Frédéric Edelmann avait une obsession : l’exigence de la compétence, en matière de médecine comme en matière d’action. Il voulait une association plus riche en connaissances qu’en militants. Il quitta alors Aides pour aller fonder Arcat-Sida en 1987 qui allait apporter un très grand professionnalisme dans l’engagement contre le VIH. Pendant quinze ans, il mènera une double vie, poursuivant de front son engagement associatif et son travail au Monde. Avec le docteur Jean-Florian Mettetal qu’il adorait, il a fait d’Arcat un laboratoire d’expertises qui allait plus tard donner naissance au TRT-5, ce regroupement de militants-experts se battant sur les questions du médicament, une structure toujours opérante aujourd’hui.
«Suis-je si vivant que cela ? Le sort des survivants n’est pas simple.»
— Frédéric Edelmann
Mais voilà, lui aussi, personnellement, avait été touché par le VIH. Il ne voulait pas le dire. En tout cas il ne voulait pas en faire une arme. D’origine protestante, il l’était resté fortement dans son attitude face à la vie, avec une élégance inchangée. «Avec Jean-Florian, nous répétions que si l’on avait créé cette association, c’était pour s’occuper du sida et de ceux qui en souffraient et non pas pour nous-mêmes», nous avait-il expliqué (1). «Fredo restait très pudique, témoigne Mathilde La Bardonnie qui fut sa consœur et son amie au Monde. A la fois il pouvait être sans tabous ni secrets, ni réserve ni retenue. Et il était aussi pudique à l’extrême, d’un silence de tombe sur certaines douleurs.» Avec Hervé Guibert et Yvonne Baby, qui dirigeait le service culture, il égayait une rédaction parfois bien sérieuse.

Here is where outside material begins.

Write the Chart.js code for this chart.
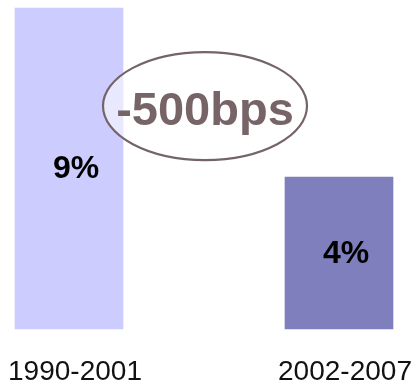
<!DOCTYPE html>
<html>
<head>
<meta charset="utf-8">
<script src="https://cdn.jsdelivr.net/npm/chart.js@4/dist/chart.umd.min.js"></script>
<style>
html,body{margin:0;padding:0;background:#fff;}
#wrap{width:420px;height:386px;position:relative;}
</style>
</head>
<body>
<div id="wrap"><canvas id="c" width="420" height="386"></canvas></div>
<script>
const categories = ['1990-2001', '2002-2007'];
const values = [9.0, 4.26];
const valueLabels = ['9%', '4%'];
const barColors = ['#CCCCFF', '#7F7FBD'];
const annotationText = '-500bps';

const barLabels = {
  id: 'barLabels',
  afterDatasetsDraw(chart) {
    const ctx = chart.ctx;
    const meta = chart.getDatasetMeta(0);
    ctx.save();
    ctx.font = 'bold 32px "Liberation Sans", Arial, sans-serif';
    ctx.fillStyle = '#000';
    ctx.textAlign = 'center';
    ctx.textBaseline = 'middle';
    meta.data.forEach((bar, i) => {
      const cy = (bar.y + bar.base) / 2 + 1;
      ctx.fillText(valueLabels[i], bar.x + 7, cy);
    });
    ctx.restore();
  }
};

const ellipseNote = {
  id: 'ellipseNote',
  afterDatasetsDraw(chart) {
    const ctx = chart.ctx;
    const meta = chart.getDatasetMeta(0);
    const ys = chart.scales.y;
    const x0 = meta.data[0].x, x1 = meta.data[1].x;
    const cx = (x0 + x1) / 2 + 1;
    const cy = ys.getPixelForValue(6.25);
    ctx.save();
    ctx.beginPath();
    ctx.ellipse(cx, cy, 102, 54, 0, 0, Math.PI * 2);
    ctx.fillStyle = 'rgba(255,255,255,0.55)';
    ctx.fill();
    ctx.lineWidth = 2.2;
    ctx.strokeStyle = '#746467';
    ctx.stroke();
    ctx.font = 'bold 47px "Liberation Sans", Arial, sans-serif';
    ctx.fillStyle = '#766466';
    ctx.textAlign = 'center';
    ctx.textBaseline = 'middle';
    ctx.fillText(annotationText, cx, cy + 6);
    ctx.restore();
  }
};

new Chart(document.getElementById('c'), {
  type: 'bar',
  data: {
    labels: categories,
    datasets: [{
      data: values,
      backgroundColor: barColors,
      borderWidth: 0,
      barThickness: 108,
      clip: false
    }]
  },
  options: {
    responsive: false,
    animation: false,
    events: [],
    layout: { padding: { top: 8, left: 69, right: 81, bottom: 0 } },
    plugins: { legend: { display: false }, tooltip: { enabled: false } },
    scales: {
      x: {
        offset: false,
        grid: { display: false },
        border: { display: false },
        afterFit(scale) {
          scale.height = 57;
          scale.paddingLeft = 0;
          scale.paddingRight = 0;
        },
        ticks: {
          color: '#111',
          font: { size: 28, family: '"Liberation Sans", Arial, sans-serif' },
          padding: 18,
          labelOffset: 6,
          maxRotation: 0,
          autoSkip: false
        }
      },
      y: {
        display: false,
        min: 0,
        max: 9
      }
    }
  },
  plugins: [barLabels, ellipseNote]
});
</script>
</body>
</html>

Sauvé par les trithérapies
Malade, très malade, à deux doigts de mourir, il fut sauvé par l’arrivée des trithérapies en 1996 qui le sauva. Et Frédéric est resté égal à lui-même, distant et chaleureux, caustique et efficace. Et toujours avec cette incroyable ténacité face à la maladie. Quand on le voyait et qu’on lui disait : «La bonne nouvelle, c’est que tu es vivant», il répondait : «Certes, mais suis-je si vivant que cela ? Le sort des survivants n’est pas simple. Intellectuellement, c’est un bonheur, on ne demande pas à être plaints, mais nos vies personnelles ne sont pas si légères que cela. Cela n’a rien d’agréable de vivre avec des traitements lourds, avec toutes ces maladies invisibles, on vit oui, mais avec une fatigue…» (1) Il n’empêche, il a continué à travailler, se passionnant pour l’architecture en Chine où il a monté des expositions, faisant preuve d’une étonnante vitalité, publiant ainsi un livre Portrait de la nouvelle génération d’architectes chinois. Frédéric Edelmann avait une écriture particulièrement soignée et précise, à l’ancienne, avec le souci du mot juste.
Ces derniers mois, la vie était rude, les hospitalisations se succédaient. «J’ai l’impression d’une incroyable régression… Qui parle, qui est audible ? On avait réussi à créer un bras de fer permanent mais chaleureux avec le monde médical. Aujourd’hui, j’ai l’impression que le malade est renvoyé à sa place, c’est ce qui me peine le plus.» Il souffrait, mais ne se plaignait pas. Sa compagne, Caroline Bagros, veillant toujours près de lui. Régulièrement, jusqu’à l’an dernier, il nous demandait des nouvelles de Daniel Defert qui nous demandait également des nouvelles de lui. Tous les deux ont réussi à donner de la force et du temps à la vie.